Many in England and North America had openly admired Hitler’s success in rejuvenating the German economy during the Great Depression. Mackenzie King, Canada’s prime minister and usually a shrewd judge of character, met with the German dictator in June 1937 and left convinced of his peaceful intentions. American hero Charles Lindberg, whose solo trans-Atlantic flight in May 1927 was the first of its kind, also admired the Austrian-born fascist with the peasant background and beguiling ways.
But Churchill knew better. Almost alone in the 1930s, the man many regard as the greatest Englishman who ever lived sounded the alarm week after week in the House of Commons as friends fed him gen (facts) about Germany’s rearming in breach of the Treaty of Versailles, or about Jews and others being persecuted. Alone among the Conservatives, embattled within his own party, accused of war-mongering and malice, Churchill stared down the gullible minions around him and soldiered on in his tireless efforts to see that England was ready for the conflict to come. She scarcely was.
Thanks largely to Churchill’s “few”—the pilots of Hurricanes and Spitfires who fought courageously to stop Hitler’s invasion—England won the Battle of Britain.
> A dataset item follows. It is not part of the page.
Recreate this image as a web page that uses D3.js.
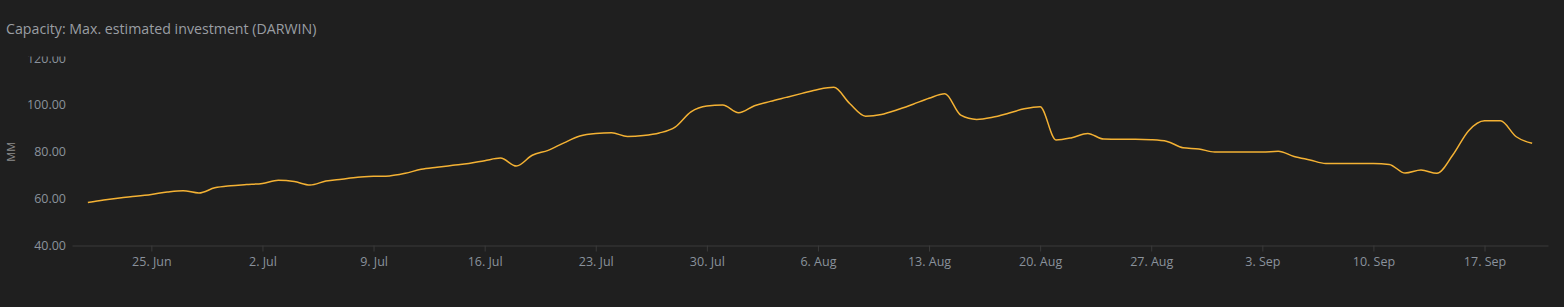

While 1,497 Allied aircrew died in the victory, including 22 Canadians (more than 100 Canadians took part), some 2,500 German aircrew also perished.
At least eight American pilots fought in the Battle of Britain, including ex-barnstormers and a Minnesota farm boy.
Thanks are also due to the many women in Britain’s civil defences such as those in fire brigades, ambulance drivers, nurses, and air raid wardens, not to mention the many in factories making armaments.
With the great assistance of Churchill’s friend President Franklin Delano Roosevelt and the United States, and the indomitable efforts of Soviet armies to repel Hitler’s troops on the Eastern Front (where 27 million Soviet troops and civilians died, and 4 million Germans), the Allies went on to win the war.
Yet it all hinged, in those early months of the conflict, on a certain raid of Heinkels going astray over London. Such are the vicissitudes of war.